Through the three months of the year that started April 1, Canada's deficit sits at $7.2-billion, compared with $12.5-billion in the same period of 2009 when the economy was still in recession. The three-month shortfall is "broadly consistent" with Finance Minister Jim Flaherty's projection that the $54-billion budget shortfall the government had at the end of the last fiscal year will shrink to just over $49-billion this year, the department said in its monthly Fiscal Monitor.
The budget deficit for June was $2.8-billion, the department said, compared with almost $5-billion in the same month a year earlier. The smaller discrepancy came as the government spent less on transfer payments such as employment insurance and aid that was provided for the automotive industry during the downturn.
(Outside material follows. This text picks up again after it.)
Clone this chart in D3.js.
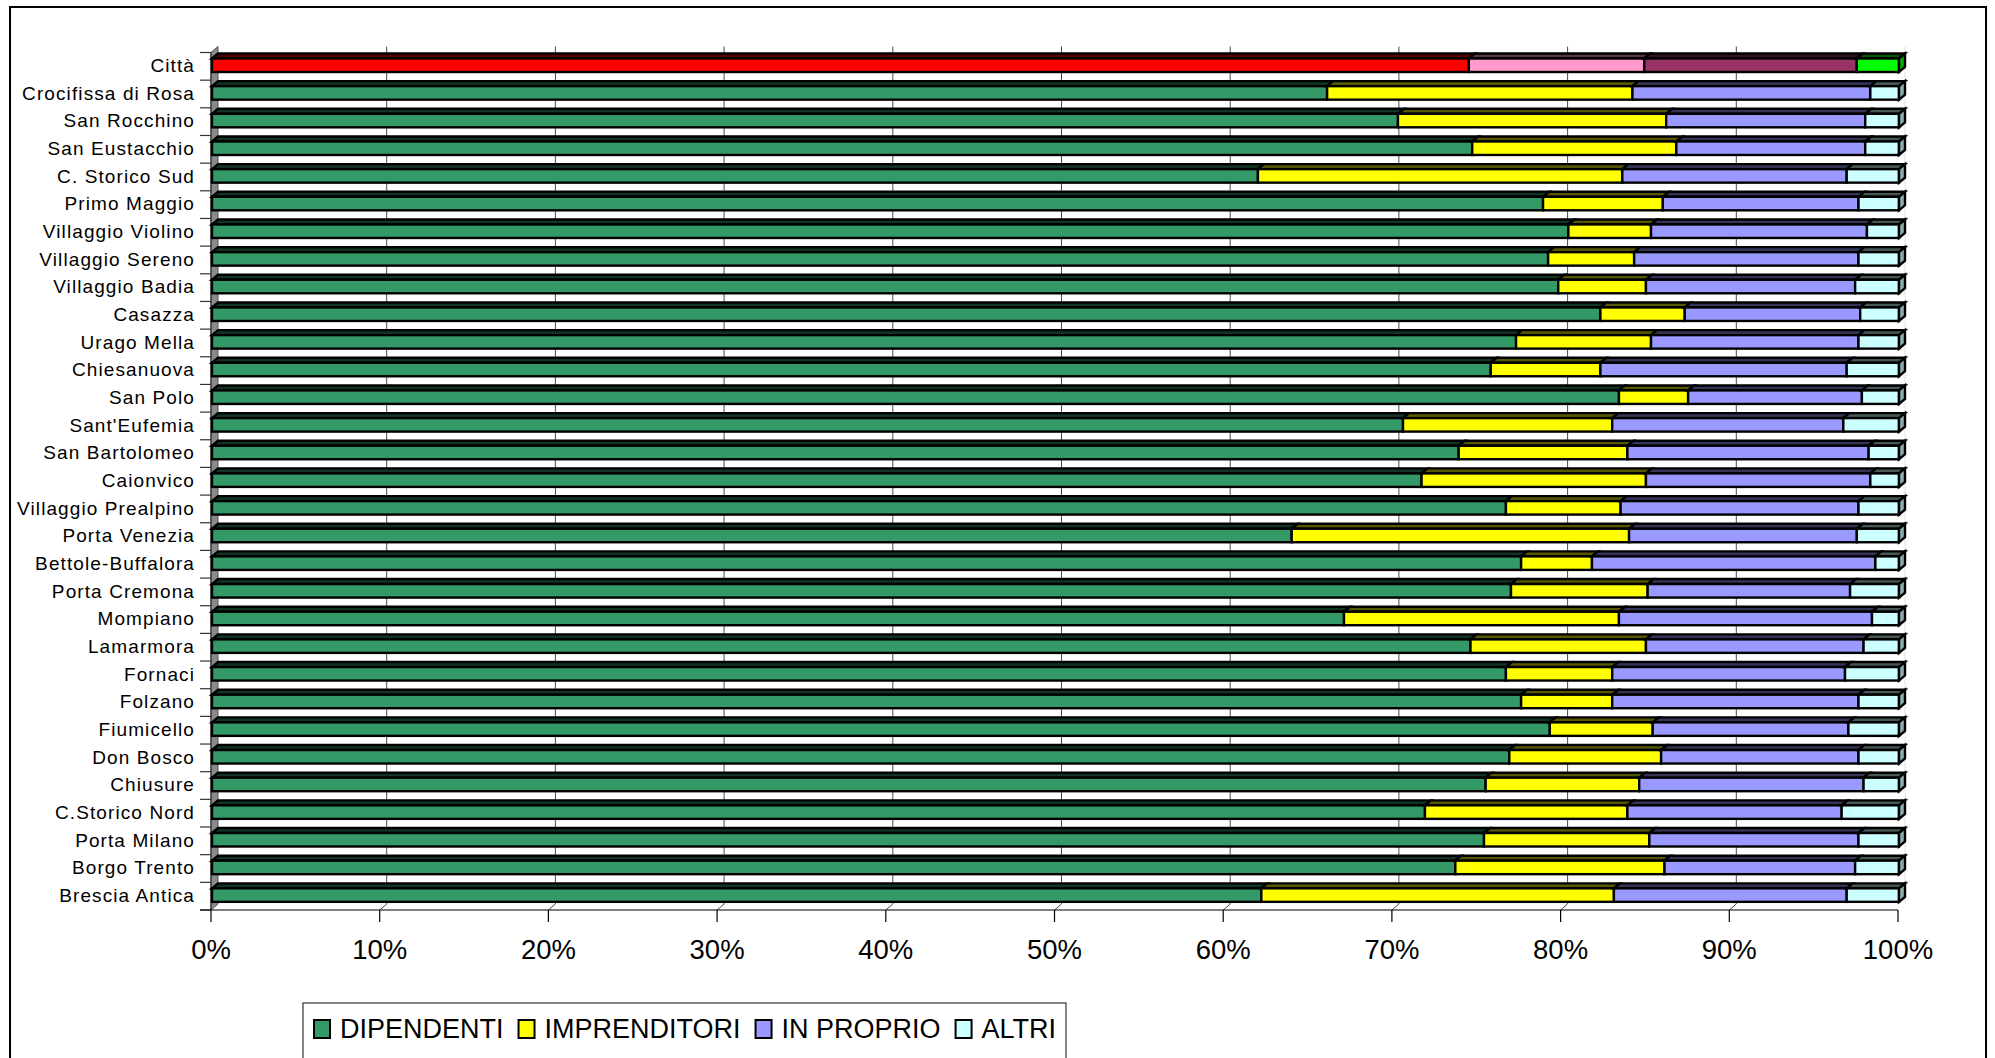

For the three-month period, program spending was down 5.5-per-cent on a year-over-year basis, to $54.4-billion, partly reflecting a 6.4-per-cent drop in EI transfers to unemployed workers.
The government took in $54.7-billion from April though, a 3.7-per-cent increase over the same three-month period in 2009, in part because of a 54-per-cent gain in sales-tax revenues and higher personal income-tax revenues. The government's intake from corporate income taxes dropped by 10.5 per cent.
More than $3-billion of the deficit so far this fiscal year is attributable to the Conservative government's stimulus measures - called the Economic Action Plan - which includes tax cuts and infrastructure spending, the Finance report said.
The government's debt charges fell by $100-million, due to lower average interest rates on its stock of interest-bearing debt. Record overseas demand for Canada's relatively safe government bonds has helped Ottawa fund its deficit spending without much fear of being crippled by interest payments.
Mr. Flaherty's March fiscal plan pledged to slash the budget deficit by two-thirds over the next three years.
However, the government suggested Friday that while faster-than-expected economic growth has led to rosier projections for tax revenue, the fizzling U.S. rebound and austerity measures in Europe mean the global rebound, and Canada's, are less than solid.